Instrumento para o ensino

Um último aspecto da instrumentalidade do sacerdote é seu papel como professor. Quando Cristo veio à Terra, concedeu aos apóstolos a plenitude da revelação, ou seja, o conjunto das verdades que devem ser cridas para salvar-se. Com esse depósito da fé, surgiu o dever de preservá-lo e de transmiti-lo. Os sacerdotes são instrumentos da comunicação das verdades reveladas, de uma maneira similar a nosso divino Senhor. Uma vez mais, eles não são a fonte dessas verdades e não têm o poder de ensinar verdades novas. Sua missão é a de transmitir as verdades segundo o sentido dado por Cristo e recebido pelos apóstolos.

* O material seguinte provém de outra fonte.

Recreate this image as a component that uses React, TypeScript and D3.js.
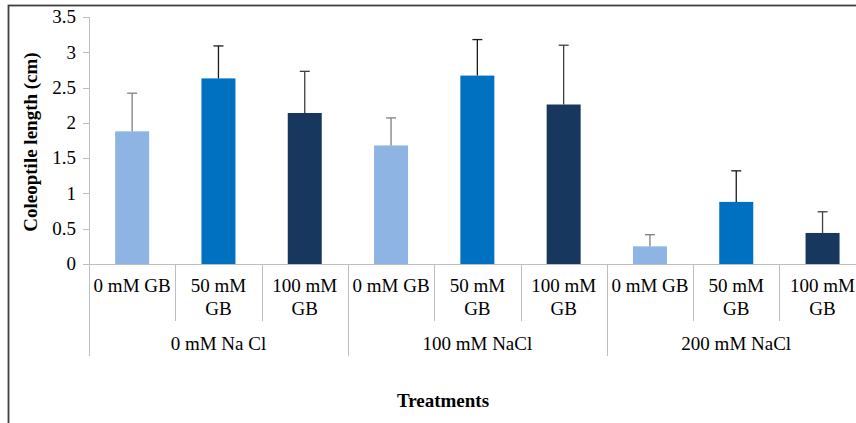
import React from "react";
import * as d3 from "d3";

const groups = ["0 mM Na Cl", "100 mM NaCl", "200 mM NaCl"];
const treatments = [["0 mM GB"], ["50 mM", "GB"], ["100 mM", "GB"]];
const means = [1.88, 2.63, 2.14, 1.68, 2.67, 2.26, 0.25, 0.88, 0.44];
const errors = [0.54, 0.46, 0.59, 0.39, 0.51, 0.84, 0.165, 0.44, 0.3];
const yTicks = [0, 0.5, 1, 1.5, 2, 2.5, 3, 3.5];
const colors = ["#8EB4E3", "#0070C0", "#17375E"];
const errColors = ["#7F7F7F", "#1a1a1a", "#404040"];

export default function App() {
  const W = 856, H = 423;
  const x0 = 89, catW = 86.3;
  const n = means.length;
  const x = d3.scaleBand<number>().domain(d3.range(n)).range([x0, x0 + n * catW]).paddingInner(0).paddingOuter(0);
  const gx = d3.scaleBand<number>().domain(d3.range(groups.length)).range([x0, x0 + n * catW]);
  const y = d3.scaleLinear().domain([0, 3.5]).range([264, 17]);
  const barW = 34;
  const font = "'Liberation Serif', 'Times New Roman', serif";
  const axisColor = "#BFBFBF";
  return (
    <svg width={W} height={H} style={{ position: "absolute", left: 0, top: 0, background: "#fff" }} fontFamily={font}>
      <rect x={8.5} y={5.5} width={1000} height={1000} fill="#fff" stroke="#3f3f3f" strokeWidth={1.8} />
      {/* y axis */}
      <line x1={x0 + 0.5} x2={x0 + 0.5} y1={y(3.5)} y2={y(0)} stroke={axisColor} />
      {yTicks.map((t) => (
        <g key={t}>
          <line x1={x0 - 6} x2={x0} y1={Math.round(y(t)) + 0.5} y2={Math.round(y(t)) + 0.5} stroke={axisColor} />
          <text x={76} y={y(t)} dy="0.33em" textAnchor="end" fontSize={19} fill="#000">{t}</text>
        </g>
      ))}
      {/* bars */}
      {means.map((v, i) => {
        const cx = (x(i) as number) + x.bandwidth() / 2;
        const top = y(v);
        const et = y(v + errors[i]);
        return (
          <g key={i}>
            <rect x={cx - barW / 2} y={top} width={barW} height={y(0) - top} fill={colors[i % 3]} />
            <line x1={cx} x2={cx} y1={top} y2={et} stroke={errColors[i % 3]} strokeWidth={1.3} />
            <line x1={cx - 5} x2={cx + 5} y1={et} y2={et} stroke={errColors[i % 3]} strokeWidth={1.3} />
          </g>
        );
      })}
      {/* x axis */}
      <line x1={x0} x2={W} y1={264.5} y2={264.5} stroke={axisColor} />
      {d3.range(n + 1).map((i) => {
        const xx = Math.round(x0 + i * catW) + 0.5;
        const isGroup = i % 3 === 0;
        return <line key={"s" + i} x1={xx} x2={xx} y1={264} y2={isGroup ? 356 : 321} stroke={axisColor} />;
      })}
      {means.map((_, i) => {
        const cx = (x(i) as number) + x.bandwidth() / 2;
        const lines = treatments[i % 3];
        return (
          <text key={"l" + i} x={cx} y={292} textAnchor="middle" fontSize={19} fill="#000">
            {lines.map((l, j) => (
              <tspan key={j} x={cx} dy={j === 0 ? 0 : 23}>{l}</tspan>
            ))}
          </text>
        );
      })}
      {groups.map((g, i) => (
        <text key={g} x={(gx(i) as number) + gx.bandwidth() / 2} y={350} textAnchor="middle" fontSize={19} fill="#000">{g}</text>
      ))}
      <text transform={`translate(30,142) rotate(-90)`} textAnchor="middle" dy="0.35em" fontSize={19} fontWeight="bold" fill="#000">Coleoptile length (cm)</text>
      <text x={443} y={407} textAnchor="middle" fontSize={19} fontWeight="bold" fill="#000">Treatments</text>
    </svg>
  );
}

Revisemos e resumamos. Deus usa instrumentos para comunicar sua bondade. A humanidade de Nosso Senhor Jesus Cristo é seu maior instrumento. Nosso Senhor como Deus concede todos os benefícios sobrenaturais mediante atos de sua inteligência e de sua vontade humanas. Une os homens com vínculos sobrenaturais ao corpo da Igreja e conduz os eleitos à pátria celestial. Mas Nosso Senhor não faz essas coisas sozinho e se alegra ao usar instrumentos. Portanto, insta a Igreja a escolher certos homens para tornarem-se sacerdotes e atuarem em seu nome. Os padres santificam as almas através dos canais poderosos da graça que Cristo estabeleceu. Transmitem as verdades salvadoras que Cristo deu aos apóstolos e governam o rebanho de Cristo, com o fim de conduzir as almas a Ele.

Todo ser humano está feito para Nosso Senhor Jesus Cristo e a raça humana lhe pertence em sua totalidade. Portanto, não há função mais importante para um homem que a de converter-se em instrumento de Jesus Cristo como sacerdote católico.